-- STATED TASK --
Write only the number of lines in the records beneath that hold "page".
= = =
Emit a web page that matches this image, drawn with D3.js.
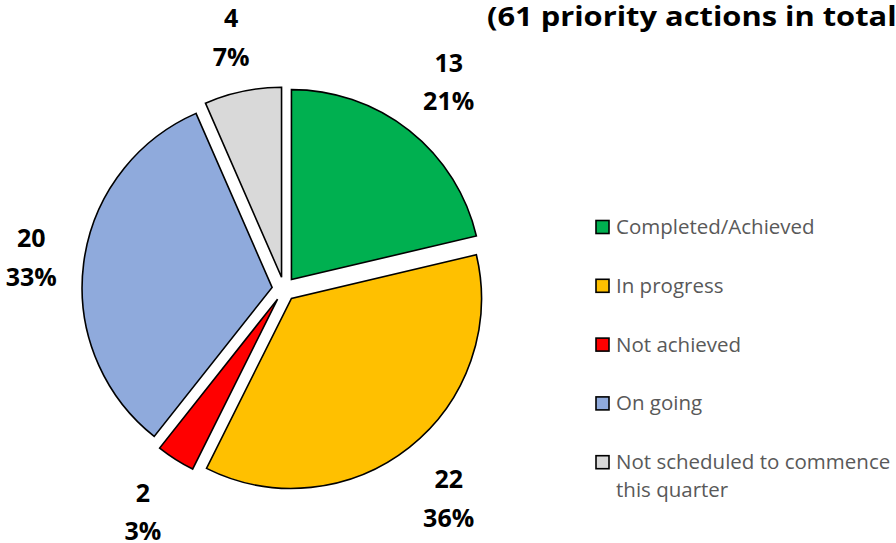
<!DOCTYPE html>
<html>
<head>
<meta charset="utf-8">
<script src="https://cdn.jsdelivr.net/npm/d3@7"></script>
<style>
  html, body { margin: 0; padding: 0; background: #fff; overflow: hidden; }
  svg { display: block; }
</style>
</head>
<body>
<svg id="chart" width="896" height="543"></svg>
<script>
// ---- data ----
const categories = ["Completed/Achieved", "In progress", "Not achieved", "On going", "Not scheduled to commence this quarter"];
const legendLines = [["Completed/Achieved"], ["In progress"], ["Not achieved"], ["On going"], ["Not scheduled to commence", "this quarter"]];
const values = [13, 22, 2, 20, 4];
const percentLabels = ["21%", "36%", "3%", "33%", "7%"];
const colors = ["#00B050", "#FFC000", "#FF0000", "#8FAADC", "#D9D9D9"];
const titleText = "(61 priority actions in total)";

// ---- layout ----
const W = 896, H = 543;
const cx = 284, cy = 289, R = 190, explode = 12;
const svg = d3.select("#chart");

const pie = d3.pie().sort(null).value(d => d.v).startAngle(0).endAngle(2 * Math.PI);
const arcs = pie(values.map((v, i) => ({ v, i })));
const arcGen = d3.arc().innerRadius(0).outerRadius(R);

const g = svg.append("g").attr("transform", `translate(${cx},${cy})`);

g.selectAll("path.slice")
  .data(arcs)
  .join("path")
  .attr("class", "slice")
  .attr("d", arcGen)
  .attr("fill", d => colors[d.data.i])
  .attr("stroke", "#000")
  .attr("stroke-width", 1.6)
  .attr("stroke-linejoin", "miter")
  .attr("transform", d => {
    const a = (d.startAngle + d.endAngle) / 2;
    return `translate(${explode * Math.sin(a)},${-explode * Math.cos(a)})`;
  });

// ---- data labels (outside end) ----
const labelFont = 25, lineGap = 38.5;
const outR = R + explode + 27;
const lg = g.append("g")
  .attr("font-family", "'Open Sans', 'Liberation Sans', sans-serif")
  .attr("font-weight", "bold")
  .attr("font-size", labelFont)
  .attr("fill", "#000")
  .attr("text-anchor", "middle");

arcs.forEach(d => {
  const i = d.data.i;
  const a = (d.startAngle + d.endAngle) / 2;
  const ux = Math.sin(a), uy = -Math.cos(a);
  const t = lg.append("g");
  const t1 = t.append("text").text(String(values[i]));
  const t2 = t.append("text").text(percentLabels[i]);
  const w = Math.max(t1.node().getComputedTextLength(), t2.node().getComputedTextLength());
  const hw = w / 2, hh = 28.5;
  const dist = Math.min(Math.abs(ux) > 1e-6 ? hw / Math.abs(ux) : 1e9, Math.abs(uy) > 1e-6 ? hh / Math.abs(uy) : 1e9);
  const px = (outR + dist) * ux;
  const py = (outR + dist) * uy + 1;
  t1.attr("x", px).attr("y", py - 10);
  t2.attr("x", px).attr("y", py - 10 + lineGap);
});

// ---- title (runs past the right edge, as in the reference) ----
svg.append("text")
  .attr("x", 487)
  .attr("y", 26)
  .attr("font-family", "'Open Sans', 'Liberation Sans', sans-serif")
  .attr("font-weight", "bold")
  .attr("font-size", 26)
  .attr("fill", "#000")
  .attr("textLength", 420)
  .attr("lengthAdjust", "spacingAndGlyphs")
  .text(titleText);

// ---- legend ----
const leg = svg.append("g");
const legY0 = 227, legStep = 58.8, sq = 13;
const legFont = 20.5;
legendLines.forEach((lines, i) => {
  const y = legY0 + i * legStep;
  leg.append("rect")
    .attr("x", 596).attr("y", y - sq / 2)
    .attr("width", sq).attr("height", sq)
    .attr("fill", colors[i])
    .attr("stroke", "#000").attr("stroke-width", 1.6);
  lines.forEach((ln, j) => {
    leg.append("text")
      .attr("x", 616).attr("y", y + 7 + j * 28)
      .attr("font-family", "'Open Sans', 'Liberation Sans', sans-serif")
      .attr("font-size", legFont)
      .attr("fill", "#595959")
      .text(ln);
  });
});
</script>
</body>
</html>
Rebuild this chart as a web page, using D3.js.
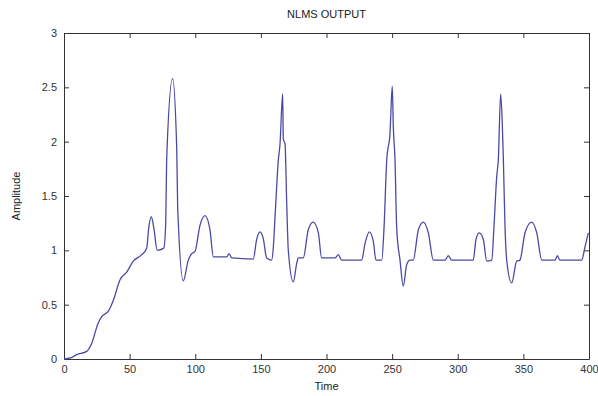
<!DOCTYPE html>
<html lang="en">
<head>
    <meta charset="UTF-8">
    <title>NLMS OUTPUT</title>
    <script src="https://d3js.org/d3.v7.min.js"></script>
    <style>
        body { margin: 0; background: #fff; }
        .line { fill: none; stroke: #4a4aa6; stroke-width: 1.3; }
        .axis text { font-family: "Liberation Sans", Arial, sans-serif; font-size: 11px; fill: #333; }
        .axis path, .axis line { stroke: #333; }
        .label { font-family: "Liberation Sans", Arial, sans-serif; font-size: 11px; fill: #222; }
    </style>
</head>
<body>
    <div id="chart"></div>
    <script type="text/javascript">
        // values
        const timeSamples = [0, 5, 9.7, 17.3, 21, 26, 28.7, 33.8, 37.6, 42.7, 47.8, 52.8, 59.2, 63, 64.5, 66.5, 68.5, 71, 76,
            77.5, 78.2, 82.7, 85.9, 86.6, 90.9, 94.7, 97.3, 99.8, 103.6, 107.4, 111.2, 113.8, 124, 125.7, 127.8,
            144.2, 146.8, 149.3, 151.8, 154.4, 158.2, 159.5, 160.8, 163.3, 164.6, 166.6, 167.1, 168.4, 169.7, 170.9,
            174.7, 177.3, 178.5, 182.3, 186.1, 189.9, 193.8, 196.3, 206.5, 209, 211.6, 226.8, 229.3, 232.6, 235.7,
            237.7, 242.1, 243.8, 245.9, 248.4, 250.1, 250.9, 252.2, 253.5, 256, 258.5, 261.1, 263.6, 266.1, 270,
            273.8, 277.6, 281.4, 290.3, 292.8, 295.4, 311.8, 313.9, 316.4, 319.5, 322.1, 325.9, 327.6, 329.7, 330.9,
            332.7, 334, 334.7, 336, 337.3, 341.1, 344.9, 347.4, 351.2, 356.3, 360.2, 364, 374.1, 375.9, 377.9,
            394.4, 396.9, 399.5];
        const amplitudeValues = [0, 0.01, 0.04, 0.07, 0.14, 0.33, 0.39, 0.44, 0.54, 0.73, 0.80, 0.90, 0.96, 1.02, 1.2, 1.31, 1.2, 1.0, 1.02,
            1.25, 1.83, 2.58, 1.93, 1.4, 0.72, 0.91, 0.97, 0.99, 1.23, 1.32, 1.19, 0.94, 0.94, 0.97, 0.93,
            0.92, 1.10, 1.17, 1.11, 0.93, 0.91, 1.03, 1.31, 1.83, 1.98, 2.44, 2.02, 1.98, 1.43, 1.0,
            0.71, 0.88, 0.93, 0.93, 1.19, 1.26, 1.16, 0.93, 0.93, 0.96, 0.91, 0.91, 1.06, 1.17, 1.08,
            0.91, 0.91, 1.20, 1.83, 2.08, 2.51, 2.14, 1.83, 1.20, 0.91, 0.67, 0.87, 0.91, 0.91, 1.19,
            1.26, 1.16, 0.91, 0.91, 0.95, 0.91, 0.91, 1.10, 1.16, 1.10, 0.90, 0.91, 1.22, 1.68, 1.83,
            2.44, 2.14, 1.86, 1.22, 0.91, 0.70, 0.90, 0.91, 1.16, 1.26, 1.16, 0.91, 0.91, 0.95, 0.91,
            0.91, 1.03, 1.16];
        const xTicks = [0, 50, 100, 150, 200, 250, 300, 350, 400];
        const yTicks = [0, 0.5, 1, 1.5, 2, 2.5, 3];
        const yTickLabels = ["0", "0.5", "1", "1.5", "2", "2.5", "3"];
        const chartTitle = "NLMS OUTPUT";
        const xTitle = "Time";
        const yTitle = "Amplitude";

        const data = timeSamples.map((t, i) => ({ t: t, v: amplitudeValues[i] }));

        const margin = {top: 33, right: 9, bottom: 37, left: 64},
            width = 598 - margin.left - margin.right,
            height = 396 - margin.top - margin.bottom;

        const x = d3.scaleLinear().domain([0, 400]).range([0, width]);
        const y = d3.scaleLinear().domain([0, 3]).range([height, 0]);

        const svg = d3.select("#chart").append("svg")
            .attr("width", 598)
            .attr("height", 396)
            .append("g")
            .attr("transform", "translate(" + margin.left + "," + margin.top + ")");

        const line = d3.line()
            .x(d => x(d.t))
            .y(d => y(d.v))
            .curve(d3.curveMonotoneX);

        // axes, ticks pointing inward, mirrored on top and right (box on)
        svg.append("g")
            .attr("class", "axis")
            .attr("transform", "translate(0," + height + ")")
            .call(d3.axisBottom(x).tickValues(xTicks).tickSizeInner(-5).tickSizeOuter(0).tickPadding(6));

        svg.append("g")
            .attr("class", "axis")
            .call(d3.axisLeft(y).tickValues(yTicks).tickFormat((d, i) => yTickLabels[i]).tickSizeInner(-5).tickSizeOuter(0).tickPadding(7));

        svg.append("g")
            .attr("class", "axis")
            .call(d3.axisTop(x).tickValues(xTicks).tickSizeInner(-5).tickSizeOuter(0).tickFormat(""));

        svg.append("g")
            .attr("class", "axis")
            .attr("transform", "translate(" + width + ",0)")
            .call(d3.axisRight(y).tickValues(yTicks).tickSizeInner(-5).tickSizeOuter(0).tickFormat(""));

        svg.append("path")
            .datum(data)
            .attr("class", "line")
            .attr("d", line);

        svg.append("text")
            .attr("class", "label")
            .attr("x", width / 2)
            .attr("y", -15)
            .attr("text-anchor", "middle")
            .text(chartTitle);

        svg.append("text")
            .attr("class", "label")
            .attr("x", width / 2)
            .attr("y", height + 31)
            .attr("text-anchor", "middle")
            .text(xTitle);

        svg.append("text")
            .attr("class", "label")
            .attr("transform", "translate(-44," + (height / 2) + ") rotate(-90)")
            .attr("text-anchor", "middle")
            .text(yTitle);
    </script>
</body>
</html>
= = =
-- EXPECTED ANSWER --
2